**YOUR INSTRUCTIONS**
List, from the lines below, each one with "that" in it.

**DATA SHOWN**
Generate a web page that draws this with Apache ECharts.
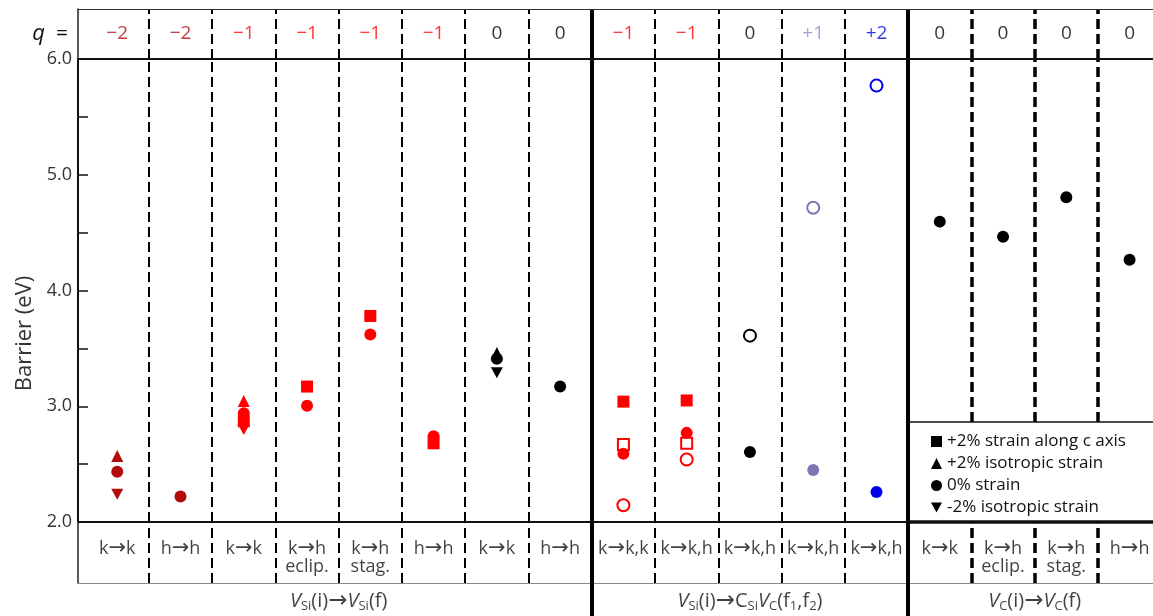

==

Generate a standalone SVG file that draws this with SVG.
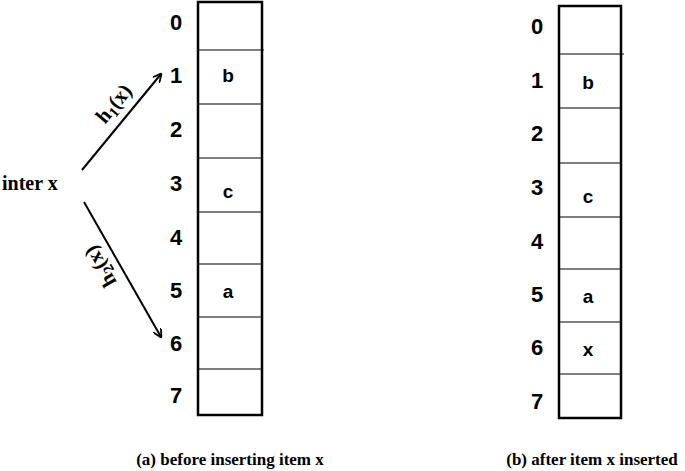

...

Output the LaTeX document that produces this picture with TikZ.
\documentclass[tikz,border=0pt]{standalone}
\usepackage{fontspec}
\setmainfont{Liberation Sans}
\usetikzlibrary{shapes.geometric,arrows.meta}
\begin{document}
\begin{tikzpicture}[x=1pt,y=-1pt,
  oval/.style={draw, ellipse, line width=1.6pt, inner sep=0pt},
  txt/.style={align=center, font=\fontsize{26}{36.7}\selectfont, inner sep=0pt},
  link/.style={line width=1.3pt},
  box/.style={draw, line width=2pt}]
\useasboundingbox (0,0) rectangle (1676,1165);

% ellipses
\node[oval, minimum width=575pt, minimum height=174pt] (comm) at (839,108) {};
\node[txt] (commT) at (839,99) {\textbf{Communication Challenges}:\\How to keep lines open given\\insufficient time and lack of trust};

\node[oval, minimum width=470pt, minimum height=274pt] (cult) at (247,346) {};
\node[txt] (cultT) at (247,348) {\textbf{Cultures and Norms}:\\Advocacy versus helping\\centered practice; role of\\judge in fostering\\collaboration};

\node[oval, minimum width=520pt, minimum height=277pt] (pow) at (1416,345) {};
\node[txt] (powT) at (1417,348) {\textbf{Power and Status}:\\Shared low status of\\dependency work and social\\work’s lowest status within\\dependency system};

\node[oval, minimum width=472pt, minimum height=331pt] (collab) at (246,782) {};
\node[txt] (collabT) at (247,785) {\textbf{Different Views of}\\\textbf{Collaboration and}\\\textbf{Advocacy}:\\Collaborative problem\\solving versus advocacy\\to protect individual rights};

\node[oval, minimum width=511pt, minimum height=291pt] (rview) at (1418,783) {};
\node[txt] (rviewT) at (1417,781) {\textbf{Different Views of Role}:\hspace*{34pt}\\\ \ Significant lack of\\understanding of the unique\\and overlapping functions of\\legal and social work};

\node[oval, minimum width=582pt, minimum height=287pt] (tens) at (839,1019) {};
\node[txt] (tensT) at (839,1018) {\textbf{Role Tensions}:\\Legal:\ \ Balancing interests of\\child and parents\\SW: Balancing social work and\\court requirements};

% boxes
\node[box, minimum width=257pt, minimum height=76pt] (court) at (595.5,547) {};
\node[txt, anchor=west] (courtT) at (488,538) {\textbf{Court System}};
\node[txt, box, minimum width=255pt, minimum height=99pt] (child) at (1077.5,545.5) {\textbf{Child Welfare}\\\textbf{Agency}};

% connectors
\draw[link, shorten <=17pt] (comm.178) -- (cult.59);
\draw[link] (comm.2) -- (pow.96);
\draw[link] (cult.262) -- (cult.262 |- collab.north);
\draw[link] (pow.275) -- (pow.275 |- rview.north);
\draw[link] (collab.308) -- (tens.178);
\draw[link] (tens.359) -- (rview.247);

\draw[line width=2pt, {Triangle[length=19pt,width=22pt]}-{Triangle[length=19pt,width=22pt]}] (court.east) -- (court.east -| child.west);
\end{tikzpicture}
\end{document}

**CORRECT RESULT**
Generate a web page that draws this with Apache ECharts.
Generate a standalone SVG file that draws this with SVG.
Output the LaTeX document that produces this picture with TikZ.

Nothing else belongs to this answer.